Mechanisms that include:

  • Transparency
  • Measurable benchmarks
  • Financial assistance for developing nations
  • Technology-sharing partnerships

can help balance fairness with accountability.

Cooperation may not be perfect — but incremental progress often proves more sustainable than sweeping but unrealistic demands.

The Path Forward

Climate policy will likely remain politically complex.

But complexity does not mean impossibility.

The most durable climate strategies share several characteristics:

  • They align environmental goals with economic incentives.
  • They address fairness and worker transition directly.
  • They provide clear, measurable targets.
  • They communicate benefits in practical, relatable terms.
  • They build coalitions beyond traditional political lines.

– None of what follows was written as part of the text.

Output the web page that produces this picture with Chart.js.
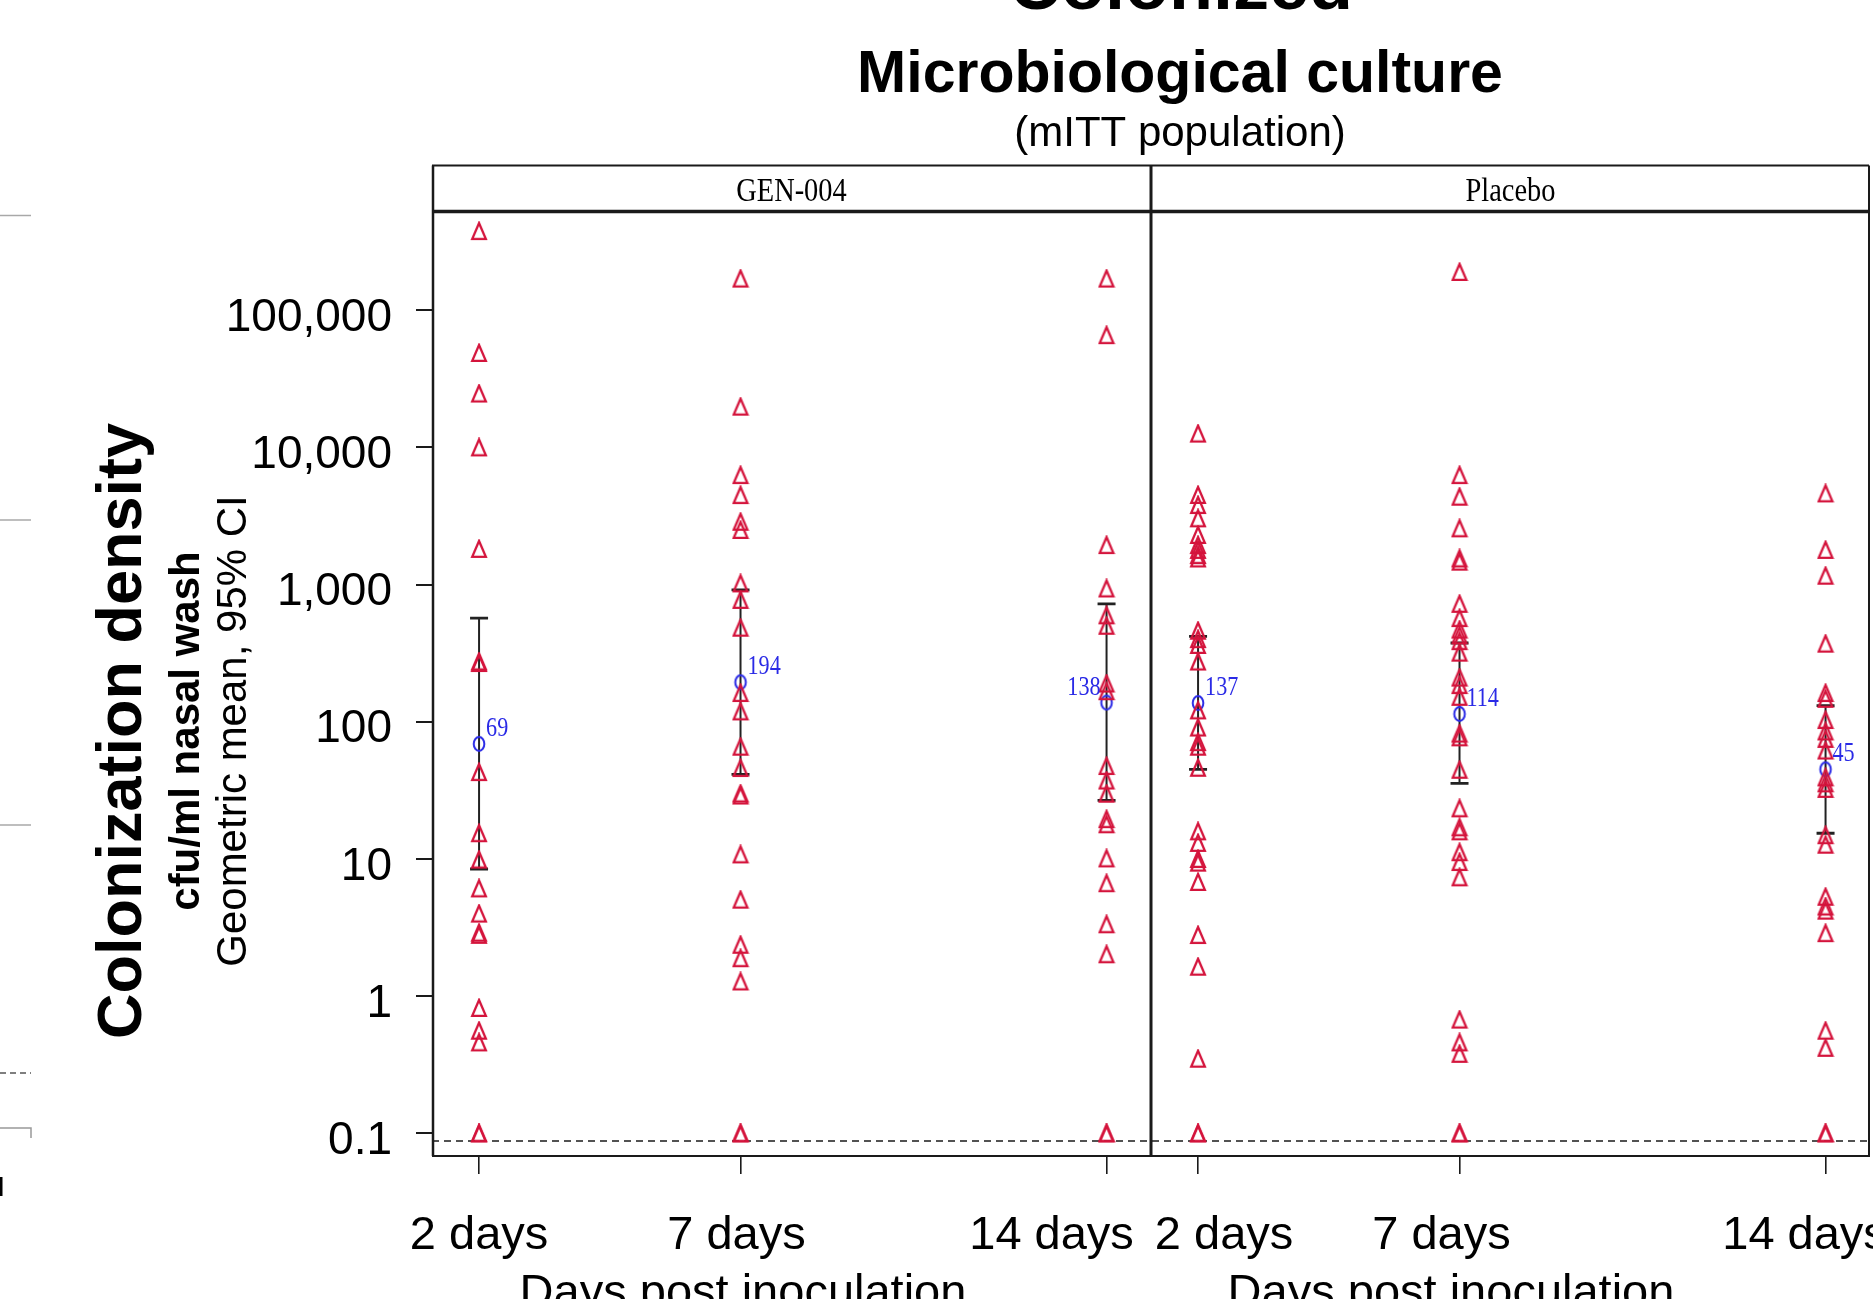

Climate policy is not only about emissions curves and temperature thresholds. It is about governance — about how societies manage risk, opportunity, and change.

The political challenge lies in balancing urgency with stability, innovation with fairness, and ambition with realism.

The solution may not be one sweeping reform, but steady, layered progress — policy by policy, investment by investment, agreement by agreement.

In the end, navigating climate policy successfully requires recognizing a simple truth:

Environmental sustainability and economic resilience are not opposing forces — they are increasingly interconnected.

The question is not whether climate policy will shape politics.

It is how effectively politics can shape climate policy.